Hi!

In particular: Hi Rugxulo, hi Jim, hi Bret, hi Jerome ;-)

>> CRYNWR - Unknown License, Dropped.
> 
> Uh ... "most" of it should be (intentionally) GPL, but there are still
> some pieces (e.g. RTSPKT.COM) that aren't.

Would be good to have!

>> MPXPLAY - Unknown License, Dropped.
> 
> SF.net lists it as "Other License", which presumably means some kind
> of generic "open source". (Maybe it slipped through the cracks, who
> knows, but I just assume everybody knew what they were doing.)

Good question.

>> UTIL:
>>
>> 4DOS - Listed as Free, No Sources. Kept for now, may get Dropped?
> 
> https://www.ibiblio.org/pub/micro/pc-stuff/freedos/files/util/user/4dos/
> 
> 4dos800.zip's LICENSE.TXT seems to remind me of (derivative of) BSD 4-clause.

Thanks :-)

> http://www.freedos.org/software/?prog=4dos
> 
> "[modified MIT License that does not qualify as open source by OSI;
> non-commercial]"

Good enough for me, we are not the A Whole GNU DOS distro.

>> DOSLFN - Listed as GPL, No License Messages, Keep?
> 
> Debatable. Not honestly sure, which probably means we should be highly
> pessimistic.
> 
> http://adoxa.altervista.org/doslfn/index.html

If you really care, fix the license message? I assume it
simply did come with but did not display the license?

>> GCDROM - Listed as GPL, No Sources, Based on XCDROM, Removed.
> 
> http://www.ibiblio.org/pub/micro/pc-stuff/freedos/files/dos/cdrom/gcdrom/

Thanks!

>> MEMTEST - Listed as Freeware, Unknown License, No Sources, Dropped.
> 
> http://ericauer.cosmodata.virtuaserver.com.br/soft/specials/memteste.zip
> 
> But that only contains sources for "A loader for www.Memtest86.com images".
> Not sure what other pieces are needed (nor exactly which ones or how
> to find them).

This thing is ancient. I probably just assembled the loader to work
with some version of MEMTEST that I had around as a binary. As you
remember, MEMTEST is originally designed to be loaded by any boot
menu which can load a Linux kernel and boot menus do not ship with
Linux kernels either. As far as I remember, you simply had to do a
binary concatenation of the MEMTEST loader and the binary, so you
can ship them separately to be nice to the licenses. Note that I do
vaguely remember somebody mailing me years ago that my loader does
no longer support the newer versions of MEMTEST anyway. Which did
not have trivial reasons. Maybe an expert like Bret wants to check?

>> UIDE - Free for non-commercial, Removed.
> 
> Uh, no.
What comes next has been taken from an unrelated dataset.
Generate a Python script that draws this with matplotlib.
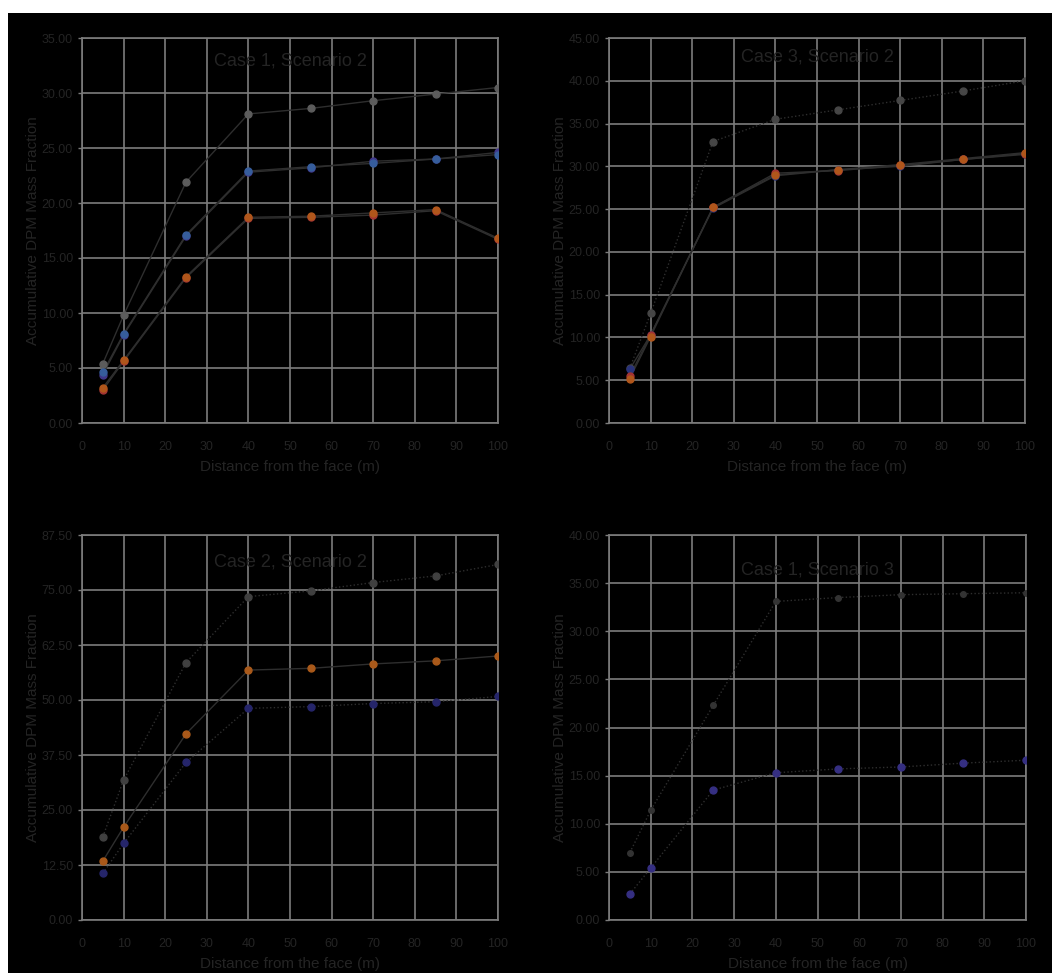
import matplotlib
matplotlib.use("Agg")
import matplotlib.pyplot as plt
from matplotlib.patches import Rectangle

# Данные
distance = [5, 10, 25, 40, 55, 70, 85, 100]

# Case 1, Scenario 2
c1s2_gray = [5.4, 9.8, 21.9, 28.1, 28.6, 29.3, 29.9, 30.5]
c1s2_purple = [4.4, 8.0, 17.0, 22.8, 23.2, 23.8, 24.0, 24.6]
c1s2_blue = [4.6, 8.1, 17.1, 22.9, 23.3, 23.6, 24.0, 24.4]
c1s2_red = [3.0, 5.6, 13.2, 18.6, 18.7, 18.9, 19.3, 16.7]
c1s2_orange = [3.2, 5.7, 13.3, 18.7, 18.8, 19.1, 19.4, 16.8]

# Case 3, Scenario 2
c3s2_gray = [6.4, 12.8, 32.9, 35.5, 36.6, 37.7, 38.8, 40.0]
c3s2_blue = [6.3, 10.3, 25.1, 28.9, 29.6, 30.0, 30.8, 31.5]
c3s2_red = [5.5, 10.3, 25.2, 29.2, 29.5, 30.1, 30.8, 31.4]
c3s2_orange = [5.2, 10.1, 25.2, 29.0, 29.6, 30.2, 30.9, 31.6]

# Case 2, Scenario 2
c2s2_gray = [18.9, 31.8, 58.5, 73.5, 74.8, 76.7, 78.2, 80.8]
c2s2_orange = [13.4, 21.1, 42.3, 56.8, 57.2, 58.2, 58.9, 60.0]
c2s2_navy = [10.6, 17.4, 35.8, 48.1, 48.5, 49.2, 49.6, 50.8]

# Case 1, Scenario 3
c1s3_gray = [7.0, 11.4, 22.3, 33.1, 33.5, 33.8, 33.9, 34.0]
c1s3_blue = [2.7, 5.4, 13.5, 15.3, 15.7, 15.9, 16.3, 16.6]

GRID = '#7c7c7c'
TEXT = '#242424'
LINE = '#2e2e2e'

plt.rcParams['font.family'] = ['Liberation Sans', 'DejaVu Sans']

W, H = 1052, 973
fig = plt.figure(figsize=(W / 100, H / 100), dpi=100, facecolor='white')
# черный фон с белой полоской сверху и слева
fig.patches.append(Rectangle((8 / W, 0), 1, (H - 13) / H, transform=fig.transFigure,
                             facecolor='black', edgecolor='none', zorder=-10))


def make_axes(left_px, top_px, width_px, height_px):
    ax = fig.add_axes([left_px / W, (H - top_px - height_px) / H, width_px / W, height_px / H])
    ax.set_facecolor('black')
    for s in ax.spines.values():
        s.set_color(GRID)
        s.set_linewidth(1.2)
    ax.grid(True, color=GRID, linewidth=1.2)
    ax.set_axisbelow(True)
    ax.tick_params(axis='y', colors=GRID, labelcolor=TEXT, labelsize=9, length=3, width=1)
    ax.tick_params(axis='x', colors=GRID, labelcolor=TEXT, labelsize=9, length=0, pad=13)
    return ax


def setup(ax, title, ymax, ystep, title_y):
    ax.set_xlim(0, 100)
    ax.set_xticks(range(0, 101, 10))
    ax.set_ylim(0, ymax)
    n = int(round(ymax / ystep))
    ax.set_yticks([i * ystep for i in range(n + 1)])
    ax.set_yticklabels([f'{i * ystep:.2f}' for i in range(n + 1)])
    ax.text(0.5, title_y, title, transform=ax.transAxes, ha='center', va='center',
            fontsize=13, color=TEXT)
    ax.set_xlabel('Distance from the face (m)', fontsize=11, color=TEXT)
    ax.set_ylabel('Accumulative DPM Mass Fraction', fontsize=11, color=TEXT)
    ax.yaxis.set_label_coords(-0.10, 0.5)
    ax.xaxis.set_label_coords(0.5, -0.095)


def series(ax, y, color, ls='-', ms=5.0):
    ax.plot(distance, y, color=LINE, linewidth=1.0, linestyle=ls, zorder=2)
    ax.plot(distance, y, linestyle='none', marker='o', markersize=ms,
            markerfacecolor=color, markeredgecolor=color, zorder=3)


# Case 1, Scenario 2
ax1 = make_axes(82, 38, 416, 385)
setup(ax1, 'Case 1, Scenario 2', 35, 5, 0.94)
series(ax1, c1s2_gray, '#5c5c5c')
series(ax1, c1s2_purple, '#40368a')
series(ax1, c1s2_blue, '#365d9c')
series(ax1, c1s2_red, '#a33434')
series(ax1, c1s2_orange, '#b0561b')

# Case 3, Scenario 2
ax2 = make_axes(609, 38, 416, 385)
setup(ax2, 'Case 3, Scenario 2', 45, 5, 0.95)
series(ax2, c3s2_gray, '#464646', ls=':')
series(ax2, c3s2_blue, '#28327a')
series(ax2, c3s2_red, '#a33434')
series(ax2, c3s2_orange, '#b0561b')

# Case 2, Scenario 2
ax3 = make_axes(82, 535, 416, 385)
setup(ax3, 'Case 2, Scenario 2', 87.5, 12.5, 0.93)
series(ax3, c2s2_gray, '#404040', ls=':')
series(ax3, c2s2_navy, '#25256a', ls=':')
series(ax3, c2s2_orange, '#a9591a')

# Case 1, Scenario 3
ax4 = make_axes(609, 535, 417, 385)
setup(ax4, 'Case 1, Scenario 3', 40, 5, 0.91)
series(ax4, c1s3_gray, '#333333', ls=':', ms=4.0)
series(ax4, c1s3_blue, '#352f82', ls=':')

fig.savefig('out.png', dpi=100, facecolor=fig.get_facecolor())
AFAIK, none of his variations were ever "non-commercial only"
> (which would neither be "open source" [OSI] nor "Free" [FSF]).
> 
> "
>    XMGR, RDISK, and UIDE are offered at no cost, "as is", "use at your own
>    risk", and with NO warranties, not even the implied warranty of FITNESS
>    for any particular purpose nor of MERCHANTABILITY!
> "
> 
> However, AFAIK, Jim (still) seems to think it would be better
> (overall) if we removed these. I don't personally know of any concrete
> legal reason to do so...

I would like to interpret that as "IF there would be drivers for
CD/DVD and UDMA with sufficient quality, THEN we would prefer to
use those instead of UIDE." However, there are none, so I would
really prefer to keep it! I would also prefer to keep RDISK, as
it is one of the smaller and better RAMDISK drivers. As Jack had
discussed possible (but very unlikely) contamination of XMGR by
him looking at Microsoft HIMEM sources, I agree that we can drop
XMGR. Note that he glanced at the sources AFTER his last update
to XMGR, so only future XMGR updates are actually at risk here.

Jim, are you okay with my interpretation of the current position?
I think it summarizes both off- as well as on-list conclusions.

, only some irrational rants and behavior from
> Jack himself.
> 
>> UMBPCI - Listed as free, No sources, Dropped.

Background are requirements from hardware vendors that he must
not widely distribute sources which do stuff based on "private"
hardware specs, I believe? UMBPCI is kind of cool but it would
be okay to do what Linux does with Microsoft fonts: Offer some
package which helps the user to download them from the vendor,
after showing the appropriate licensing dialogue.